▶ _Your task_:
Will you repeat only the lines from the one with "Emit a web page" through the one with "const targetValue = [0, 0, 10, 10];", both included, leaving every picture out?

▶ _Extracted entries_:
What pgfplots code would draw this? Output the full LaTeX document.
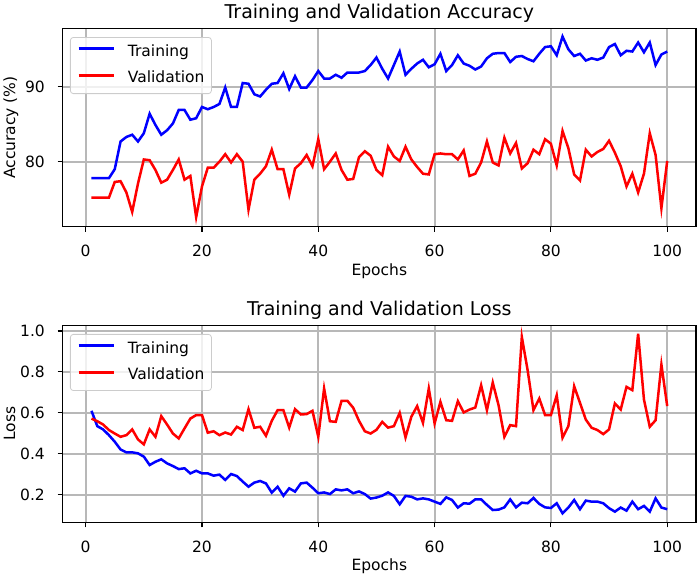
\documentclass[border=0pt]{standalone}
\usepackage{pgfplots}
\pgfplotsset{compat=1.18}
\usepackage{fontspec}
\setmainfont{DejaVu Sans}
\definecolor{gridgray}{HTML}{B8B8B8}
\definecolor{legedge}{HTML}{CCCCCC}
\begin{document}
\begin{tikzpicture}
\useasboundingbox (0,0) rectangle (699bp,577bp);
\pgfplotsset{
  every axis/.append style={
    scale only axis, width=633.3bp,
    xmin=-3.95, xmax=104.95,
    xtick={0,20,40,60,80,100},
    grid=major,
    major grid style={gridgray, line width=1.8bp},
    axis line style={black, line width=1.1bp},
    tick align=outside, major tick length=5bp,
    tick style={black, line width=1.1bp},
    xtick pos=bottom, ytick pos=left,
    /pgf/number format/assume math mode=true,
    tick label style={font=\fontsize{15.5bp}{18bp}\selectfont},
    label style={font=\fontsize{15.5bp}{18bp}\selectfont},
    title style={font=\fontsize{19bp}{22bp}\selectfont, at={(axis description cs:0.5,1.02)}, anchor=base, inner sep=0pt},
    xticklabel style={anchor=base, inner sep=0pt, yshift=-25bp},
    yticklabel style={anchor=east, inner sep=0pt, xshift=-12.7bp},
    xlabel style={at={(axis description cs:0.5,-0.2445)}, anchor=base, inner sep=0pt},
    ylabel style={at={(axis description cs:-0.0753,0.5)}, anchor=base, rotate=0, inner sep=0pt},
    legend style={at={(axis description cs:0.0115,0.956)}, anchor=north west,
      draw=legedge, rounded corners=3bp, fill=white, fill opacity=0.8, text opacity=1,
      font=\fontsize{15.5bp}{18bp}\selectfont, inner xsep=7bp, inner ysep=7bp,
      column sep=13bp, row sep=11.2bp, line width=0.8bp,
      nodes={inner sep=0pt, text height=11.8bp, text depth=3.7bp}},
    legend cell align=left,
    legend image code/.code={\draw[#1, line width=2.5bp] (0bp,0.35em) -- (35bp,0.35em);},
  },
}
% ---------- top axis
\begin{axis}[
  at={(62.7bp,350.3bp)}, anchor=south west,
  height=198.4bp,
  ymin=71.33, ymax=97.8,
  ytick={80,90},
  title={Training and Validation Accuracy},
  xlabel={Epochs}, ylabel={Accuracy (\%)},
]
\addplot[blue, line width=2.5bp] coordinates {
(1,77.8)(2,77.8)(3,77.8)(4,77.8)(5,79.0)(6,82.7)(7,83.3)(8,83.6)(9,82.7)(10,83.8)
(11,86.4)(12,84.9)(13,83.6)(14,84.2)(15,85.1)(16,86.9)(17,86.9)(18,85.6)(19,85.8)(20,87.3)
(21,87.0)(22,87.3)(23,87.7)(24,89.9)(25,87.3)(26,87.3)(27,90.5)(28,90.4)(29,89.0)(30,88.7)
(31,89.6)(32,90.4)(33,90.5)(34,91.8)(35,89.7)(36,91.4)(37,89.9)(38,89.9)(39,90.9)(40,92.1)
(41,91.1)(42,91.1)(43,91.6)(44,91.2)(45,91.9)(46,91.9)(47,91.9)(48,92.1)(49,92.9)(50,93.9)
(51,92.4)(52,91.1)(53,92.9)(54,94.7)(55,91.6)(56,92.4)(57,93.1)(58,93.6)(59,92.6)(60,93.0)
(61,94.4)(62,92.1)(63,92.9)(64,94.2)(65,93.1)(66,92.8)(67,92.3)(68,92.7)(69,93.8)(70,94.4)
(71,94.5)(72,94.5)(73,93.3)(74,94.0)(75,94.1)(76,93.7)(77,93.4)(78,94.4)(79,95.3)(80,95.4)
(81,94.2)(82,96.7)(83,95.0)(84,94.1)(85,94.4)(86,93.5)(87,93.8)(88,93.6)(89,93.9)(90,95.3)
(91,95.7)(92,94.2)(93,94.8)(94,94.7)(95,95.9)(96,94.6)(97,95.9)(98,92.9)(99,94.3)(100,94.7)
};
\addlegendentry{Training}
\addplot[red, line width=2.5bp] coordinates {
(1,75.2)(2,75.2)(3,75.2)(4,75.2)(5,77.3)(6,77.4)(7,75.9)(8,73.3)(9,77.1)(10,80.3)
(11,80.2)(12,78.9)(13,77.2)(14,77.6)(15,78.9)(16,80.3)(17,77.6)(18,78.1)(19,72.6)(20,76.7)
(21,79.2)(22,79.2)(23,80.0)(24,81.0)(25,79.9)(26,81.0)(27,80.0)(28,73.6)(29,77.6)(30,78.4)
(31,79.4)(32,81.6)(33,79.0)(34,79.0)(35,75.6)(36,79.1)(37,79.8)(38,80.9)(39,79.4)(40,83.0)
(41,79.0)(42,80.0)(43,81.1)(44,78.9)(45,77.6)(46,77.7)(47,80.6)(48,81.4)(49,80.8)(50,78.9)
(51,78.2)(52,82.0)(53,80.7)(54,80.1)(55,82.0)(56,80.3)(57,79.3)(58,78.4)(59,78.3)(60,81.0)
(61,81.1)(62,81.0)(63,81.0)(64,80.3)(65,81.5)(66,78.1)(67,78.4)(68,79.9)(69,82.7)(70,79.9)
(71,79.5)(72,83.2)(73,81.1)(74,82.5)(75,79.1)(76,79.8)(77,81.6)(78,81.0)(79,83.0)(80,82.4)
(81,79.5)(82,84.1)(83,81.8)(84,78.3)(85,77.5)(86,81.6)(87,80.7)(88,81.3)(89,81.7)(90,82.8)
(91,81.2)(92,79.4)(93,76.7)(94,78.4)(95,75.9)(96,78.4)(97,83.8)(98,80.9)(99,73.8)(100,80.1)
};
\addlegendentry{Validation\hspace{5bp}}
\end{axis}
% ---------- bottom axis
\begin{axis}[
  at={(62.7bp,54.7bp)}, anchor=south west,
  height=197bp,
  ymin=0.065, ymax=1.028,
  ytick={0.2,0.4,0.6,0.8,1.0},
  yticklabel style={/pgf/number format/.cd, fixed, fixed zerofill, precision=1},
  title={Training and Validation Loss},
  xlabel={Epochs}, ylabel={Loss},
]
\addplot[blue, line width=2.5bp] coordinates {
(1,0.610)(2,0.535)(3,0.519)(4,0.491)(5,0.459)(6,0.421)(7,0.407)(8,0.407)(9,0.402)(10,0.386)
(11,0.345)(12,0.361)(13,0.373)(14,0.353)(15,0.340)(16,0.325)(17,0.329)(18,0.304)(19,0.317)(20,0.304)
(21,0.304)(22,0.293)(23,0.298)(24,0.272)(25,0.301)(26,0.291)(27,0.264)(28,0.239)(29,0.259)(30,0.267)
(31,0.255)(32,0.210)(33,0.239)(34,0.195)(35,0.231)(36,0.215)(37,0.255)(38,0.259)(39,0.234)(40,0.207)
(41,0.211)(42,0.203)(43,0.226)(44,0.221)(45,0.226)(46,0.207)(47,0.216)(48,0.203)(49,0.181)(50,0.186)
(51,0.195)(52,0.211)(53,0.194)(54,0.153)(55,0.194)(56,0.190)(57,0.177)(58,0.182)(59,0.177)(60,0.166)
(61,0.155)(62,0.187)(63,0.174)(64,0.137)(65,0.158)(66,0.156)(67,0.177)(68,0.177)(69,0.150)(70,0.125)
(71,0.127)(72,0.138)(73,0.177)(74,0.138)(75,0.161)(76,0.158)(77,0.184)(78,0.155)(79,0.138)(80,0.135)
(81,0.158)(82,0.109)(83,0.137)(84,0.174)(85,0.129)(86,0.171)(87,0.166)(88,0.166)(89,0.158)(90,0.134)
(91,0.117)(92,0.137)(93,0.122)(94,0.166)(95,0.129)(96,0.145)(97,0.117)(98,0.182)(99,0.137)(100,0.129)
};
\addlegendentry{Training}
\addplot[red, line width=2.5bp] coordinates {
(1,0.572)(2,0.559)(3,0.543)(4,0.516)(5,0.499)(6,0.483)(7,0.491)(8,0.519)(9,0.470)(10,0.446)
(11,0.519)(12,0.483)(13,0.584)(14,0.543)(15,0.499)(16,0.475)(17,0.524)(18,0.572)(19,0.589)(20,0.589)
(21,0.503)(22,0.510)(23,0.491)(24,0.504)(25,0.494)(26,0.532)(27,0.516)(28,0.618)(29,0.527)(30,0.532)
(31,0.488)(32,0.561)(33,0.613)(34,0.613)(35,0.528)(36,0.618)(37,0.592)(38,0.594)(39,0.610)(40,0.483)
(41,0.719)(42,0.559)(43,0.556)(44,0.659)(45,0.659)(46,0.625)(47,0.561)(48,0.510)(49,0.499)(50,0.517)
(51,0.556)(52,0.528)(53,0.535)(54,0.600)(55,0.480)(56,0.581)(57,0.633)(58,0.551)(59,0.719)(60,0.548)
(61,0.654)(62,0.564)(63,0.561)(64,0.657)(65,0.602)(66,0.616)(67,0.626)(68,0.735)(69,0.613)(70,0.748)
(71,0.637)(72,0.483)(73,0.540)(74,0.535)(75,0.971)(76,0.808)(77,0.613)(78,0.670)(79,0.589)(80,0.589)
(81,0.686)(82,0.478)(83,0.535)(84,0.730)(85,0.649)(86,0.567)(87,0.527)(88,0.516)(89,0.496)(90,0.519)
(91,0.646)(92,0.616)(93,0.727)(94,0.711)(95,0.987)(96,0.665)(97,0.532)(98,0.564)(99,0.836)(100,0.633)
};
\addlegendentry{Validation\hspace{5bp}}
\end{axis}
\end{tikzpicture}
\end{document}
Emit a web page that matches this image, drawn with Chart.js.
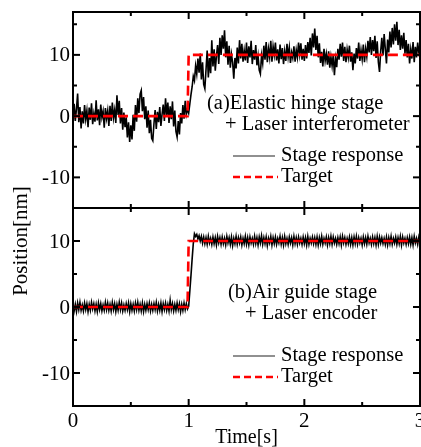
<!DOCTYPE html>
<html><head><meta charset="utf-8">
<script src="https://cdn.jsdelivr.net/npm/chart.js@4.4.1/dist/chart.umd.min.js"></script>
<style>
html,body{margin:0;padding:0;background:#fff;}
#wrap{position:relative;width:421px;height:447px;overflow:hidden;background:#fff;}
canvas{position:absolute;left:0;top:0;}
</style></head><body>
<div id="wrap"><canvas id="a" width="421" height="447"></canvas><canvas id="b" width="421" height="447"></canvas></div>
<script>
// ---------- data ----------
const sampleStep = 0.01; // s
const xTickLabels = ['0', '1', '2', '3'];
const xMajorTicks = [0, 1, 2, 3];
const xMinorTicks = [0.5, 1.5, 2.5];
const yTickLabels = ['10', '0', '-10'];
const yMajorTicks = [10, 0, -10];
const yMinorTicks = [15, 5, -5, -15];

const targetTime = [0, 0.99, 1.0, 3.0];
const targetValue = [0, 0, 10, 10];

// (a) Elastic hinge stage + Laser interferometer
const responseA = [
 -1.5, 2.0, -0.8, 1.2, 3.7, -1.0, 1.5, -2.0, 0.8, -1.2,
 1.8, -0.5, 0.9, -1.8, 1.4, -0.6, 2.1, -1.3, 0.4, -0.9,
 2.6, -0.7, 1.1, -1.5, 1.9, -0.2, 0.8, -1.9, 1.3, -0.4,
 0.9, -1.6, 1.7, -0.8, 2.2, -0.3, 1.0, -1.1, 3.4, 0.2,
 2.5, -1.2, 1.3, -2.2, 0.6, -1.8, -0.2, -3.5, -1.0, -4.2,
 -1.5, -3.8, 0.2, -2.4, 1.8, -0.9, 2.9, 0.5, 3.6, 4.2,
 0.8, 3.1, -0.5, 1.6, -1.9, 0.9, -2.8, -0.6, -3.6, -4.0,
 -1.2, 1.0, -2.1, 0.7, -1.0, 1.5, -1.6, 0.3, 1.9, -0.8,
 2.9, 0.1, 2.2, -1.1, 1.6, -0.5, 2.4, -1.7, 0.9, -2.5,
 -3.4, -0.8, -3.0, 0.5, -1.2, 1.8, -0.4, 2.5, 0.3, 1.2,
 0.5, 2.0, 3.5, 4.8, 6.5, 5.8, 8.2, 6.9, 9.4, 7.1,
 10.2, 6.0, 8.8, 5.2, 4.5, 7.6, 10.7, 6.3, 9.5, 7.0,
 12.4, 8.1, 10.9, 7.4, 9.8, 11.6, 8.5, 12.8, 10.0, 13.2,
 11.0, 14.0, 9.6, 12.2, 8.4, 11.5, 7.9, 10.1, 8.8, 6.1,
 9.5, 7.8, 11.2, 8.6, 12.4, 9.4, 11.8, 8.9, 10.7, 9.1,
 12.0, 8.7, 11.4, 9.6, 12.3, 8.5, 10.8, 9.2, 11.6, 8.3,
 9.8, 7.5, 6.9, 9.9, 8.6, 11.5, 9.2, 12.1, 8.8, 11.0,
 9.6, 12.3, 8.9, 11.4, 10.0, 12.0, 9.1, 10.9, 8.6, 11.7,
 9.3, 11.1, 8.5, 10.6, 9.0, 11.8, 9.7, 11.2, 8.7, 10.4,
 9.5, 11.4, 8.9, 10.8, 9.6, 12.0, 10.1, 11.9, 9.2, 11.0,
 9.0, 11.6, 9.4, 12.1, 10.3, 12.8, 9.9, 13.5, 11.2, 14.3,
 10.8, 13.1, 9.6, 11.9, 8.7, 10.5, 8.1, 11.0, 9.0, 10.2,
 8.4, 10.6, 7.9, 9.7, 8.2, 10.1, 6.7, 9.4, 8.0, 11.0,
 9.2, 11.8, 9.7, 12.0, 9.0, 11.3, 8.8, 10.9, 9.6, 11.5,
 8.9, 10.4, 7.5, 10.2, 8.6, 11.1, 9.4, 12.0, 9.0, 10.8,
 9.3, 11.7, 8.8, 11.0, 9.7, 12.3, 10.4, 12.9, 10.0, 12.4,
 10.6, 13.1, 9.5, 12.2, 8.8, 7.2, 10.6, 12.8, 9.9, 13.4,
 11.0, 8.6, 12.5, 10.4, 13.8, 11.2, 14.4, 11.7, 15.0, 12.3,
 15.4, 11.6, 14.1, 10.8, 13.2, 11.0, 13.6, 10.2, 12.4, 9.6,
 11.8, 8.6, 10.9, 9.4, 12.1, 8.8, 11.3, 9.6, 12.0, 10.4,
 11.2
];

// (b) Air guide stage + Laser encoder
const responseB = [
 0.5,-0.6,0.4,-0.7,0.6,-0.4,0.7,-0.5,0.3,-0.6,
 0.6,-0.4,0.5,-0.7,0.4,-0.5,0.7,-0.3,0.5,-0.6,
 0.4,-0.7,0.6,-0.4,0.5,-0.6,0.3,-0.5,0.7,-0.4,
 0.6,-0.5,0.4,-0.6,0.7,-0.4,0.5,-0.7,0.4,-0.5,
 0.7,-0.4,0.6,-0.6,0.3,-0.5,0.5,-0.4,0.6,-0.7,
 0.5,-0.5,0.4,-0.6,0.6,-0.4,0.7,-0.5,0.4,-0.6,
 0.6,-0.7,0.4,-0.5,0.5,-0.4,0.6,-0.6,0.4,-0.5,
 0.5,-0.4,0.7,-0.6,0.4,-0.5,0.6,-0.7,0.5,-0.4,
 0.6,-0.5,0.4,-0.6,1.0,-0.4,0.5,-0.6,0.4,-0.5,
 0.6,-0.4,0.5,-0.7,0.4,-0.5,0.6,-0.4,0.5,-0.3,
 0.1,2.4,4.8,7.3,9.6,11.1,10.7,11.0,10.3,10.8,
 10.0,10.7,9.7,10.6,9.6,10.5,9.5,10.7,9.7,10.4,
 9.5,10.6,9.6,10.5,9.4,10.7,9.7,10.5,9.5,10.6,
 9.6,10.4,9.4,10.7,9.7,10.5,9.5,10.6,9.3,10.4,
 9.6,10.7,9.5,10.5,9.7,10.6,9.4,10.4,9.6,10.7,
 9.5,10.5,9.4,10.6,9.7,10.4,9.5,10.7,9.6,10.5,
 9.4,10.6,9.7,10.8,9.5,10.5,9.6,10.6,9.3,10.4,
 9.7,10.7,9.4,10.5,9.6,10.6,9.5,10.4,9.7,10.7,
 9.5,10.5,9.4,10.7,9.6,10.4,9.5,10.6,9.7,10.5,
 9.4,10.7,9.6,10.5,9.5,10.6,9.7,10.4,9.5,10.6,
 9.6,10.5,9.4,10.7,9.5,10.4,9.7,10.6,9.6,10.5,
 9.5,10.6,9.4,10.5,9.6,10.7,9.5,10.4,9.7,10.6,
 9.4,10.5,9.6,10.7,9.5,10.6,9.7,10.4,9.5,10.5,
 9.6,10.6,9.4,10.7,9.7,10.5,9.5,10.4,9.6,10.6,
 9.5,10.5,9.4,10.6,9.6,10.7,9.5,10.5,9.7,10.4,
 9.4,10.6,9.6,10.5,9.5,10.7,9.7,10.4,9.5,10.6,
 9.6,10.5,9.4,10.7,9.5,10.6,9.7,10.5,9.6,10.4,
 9.5,10.6,9.4,10.5,9.6,10.7,9.5,10.4,9.7,10.6,
 9.5,10.5,9.6,10.7,9.4,10.6,9.7,10.4,9.5,10.5,
 9.6,10.6,9.5,10.5,9.4,10.7,9.7,10.4,9.5,10.6,
 9.9
];

const panelTitlesA = ['(a)Elastic hinge stage', '+ Laser interferometer'];
const panelTitlesB = ['(b)Air guide stage', '+ Laser encoder'];
const legendLabels = ['Stage response', 'Target'];
const xTitle = 'Time[s]';
const yTitle = 'Position[nm]';

// ---------- helpers ----------
const FONT = '"Liberation Serif", "Times New Roman", serif';
const toPts = (vals) => vals.map((v, i) => ({x: i * sampleStep, y: v}));
const targetPts = targetTime.map((t, i) => ({x: t, y: targetValue[i]}));

function panelPlugin(opt) {
  return {
    id: 'panel' + opt.name,
    afterDraw(chart) {
      const {ctx, chartArea: ca, scales: {x, y}} = chart;
      ctx.save();
      ctx.strokeStyle = '#000';
      ctx.lineWidth = 2;
      ctx.strokeRect(ca.left, ca.top, ca.right - ca.left, ca.bottom - ca.top);
      const seg = (x1, y1, x2, y2) => { ctx.beginPath(); ctx.moveTo(x1, y1); ctx.lineTo(x2, y2); ctx.stroke(); };
      const MAJ = 7, MIN = 4;
      yMajorTicks.forEach(v => { const p = y.getPixelForValue(v); if (p > ca.top + 1 && p < ca.bottom - 1) { seg(ca.left, p, ca.left + MAJ, p); seg(ca.right, p, ca.right - MAJ, p); } });
      yMinorTicks.forEach(v => { const p = y.getPixelForValue(v); if (p > ca.top + 1 && p < ca.bottom - 1) { seg(ca.left, p, ca.left + MIN, p); seg(ca.right, p, ca.right - MIN, p); } });
      xMajorTicks.forEach(v => { const p = x.getPixelForValue(v); if (p > ca.left + 1 && p < ca.right - 1) { seg(p, ca.bottom, p, ca.bottom - MAJ); seg(p, ca.top, p, ca.top + MAJ); } });
      xMinorTicks.forEach(v => { const p = x.getPixelForValue(v); seg(p, ca.bottom, p, ca.bottom - MIN); seg(p, ca.top, p, ca.top + MIN); });
      // y tick labels
      ctx.fillStyle = '#000';
      ctx.font = '21px ' + FONT;
      ctx.textAlign = 'right';
      ctx.textBaseline = 'middle';
      yMajorTicks.forEach((v, i) => ctx.fillText(yTickLabels[i], ca.left - 3, y.getPixelForValue(v) + 1));
      // panel texts
      ctx.font = '20.5px ' + FONT;
      ctx.textAlign = 'left';
      ctx.fillText(opt.titles[0], opt.t1x, opt.t1y);
      ctx.fillText(opt.titles[1], opt.t2x, opt.t2y);
      // legend
      ctx.strokeStyle = '#222'; ctx.lineWidth = 1.2;
      seg(233, opt.l1y, 275, opt.l1y);
      ctx.strokeStyle = '#ff0000'; ctx.lineWidth = 2.5; ctx.setLineDash([7, 4]);
      seg(233, opt.l2y, 278, opt.l2y);
      ctx.setLineDash([]);
      ctx.fillText(legendLabels[0], 281, opt.l1y);
      ctx.fillText(legendLabels[1], 281, opt.l2y);
      if (opt.bottom) {
        ctx.font = '21px ' + FONT;
        ctx.textAlign = 'center';
        xMajorTicks.forEach((v, i) => ctx.fillText(xTickLabels[i], x.getPixelForValue(v), 421));
        ctx.font = '20px ' + FONT;
        ctx.fillText(xTitle, (ca.left + ca.right) / 2, 438);
        ctx.font = '21px ' + FONT;
        ctx.translate(21, 241);
        ctx.rotate(-Math.PI / 2);
        ctx.fillText(yTitle, 0, 0);
      }
      ctx.restore();
    }
  };
}

function makeChart(id, resp, yMin, yMax, pad, lw, opt) {
  return new Chart(document.getElementById(id), {
    type: 'line',
    data: {
      datasets: [
        {data: targetPts, borderColor: '#ff0000', borderWidth: 2.6, borderDash: [10, 5], pointRadius: 0, order: 0},
        {data: toPts(resp), borderColor: '#000', borderWidth: lw, pointRadius: 0, order: 1}
      ]
    },
    options: {
      responsive: false, animation: false, events: [],
      layout: {padding: pad},
      elements: {line: {tension: 0}},
      plugins: {legend: {display: false}, tooltip: {enabled: false}},
      scales: {
        x: {type: 'linear', min: 0, max: 3, display: false},
        y: {type: 'linear', min: yMin, max: yMax, display: false}
      }
    },
    plugins: [panelPlugin(opt)]
  });
}

makeChart('a', responseA, -15, 17, {left: 73, right: 1, top: 12, bottom: 239}, 1.6,
  {name: 'A', titles: panelTitlesA, t1x: 207, t1y: 104, t2x: 225, t2y: 125, l1y: 156, l2y: 177, bottom: false});
makeChart('b', responseB, -15, 15, {left: 73, right: 1, top: 208, bottom: 41}, 1.6,
  {name: 'B', titles: panelTitlesB, t1x: 228, t1y: 293, t2x: 245, t2y: 314, l1y: 356, l2y: 377, bottom: true});
</script></body></html>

▶ _Task response_:
Emit a web page that matches this image, drawn with Chart.js.
<!DOCTYPE html>
<html><head><meta charset="utf-8">
<script src="https://cdn.jsdelivr.net/npm/chart.js@4.4.1/dist/chart.umd.min.js"></script>
<style>
html,body{margin:0;padding:0;background:#fff;}
#wrap{position:relative;width:421px;height:447px;overflow:hidden;background:#fff;}
canvas{position:absolute;left:0;top:0;}
</style></head><body>
<div id="wrap"><canvas id="a" width="421" height="447"></canvas><canvas id="b" width="421" height="447"></canvas></div>
<script>
// ---------- data ----------
const sampleStep = 0.01; // s
const xTickLabels = ['0', '1', '2', '3'];
const xMajorTicks = [0, 1, 2, 3];
const xMinorTicks = [0.5, 1.5, 2.5];
const yTickLabels = ['10', '0', '-10'];
const yMajorTicks = [10, 0, -10];
const yMinorTicks = [15, 5, -5, -15];

const targetTime = [0, 0.99, 1.0, 3.0];
const targetValue = [0, 0, 10, 10];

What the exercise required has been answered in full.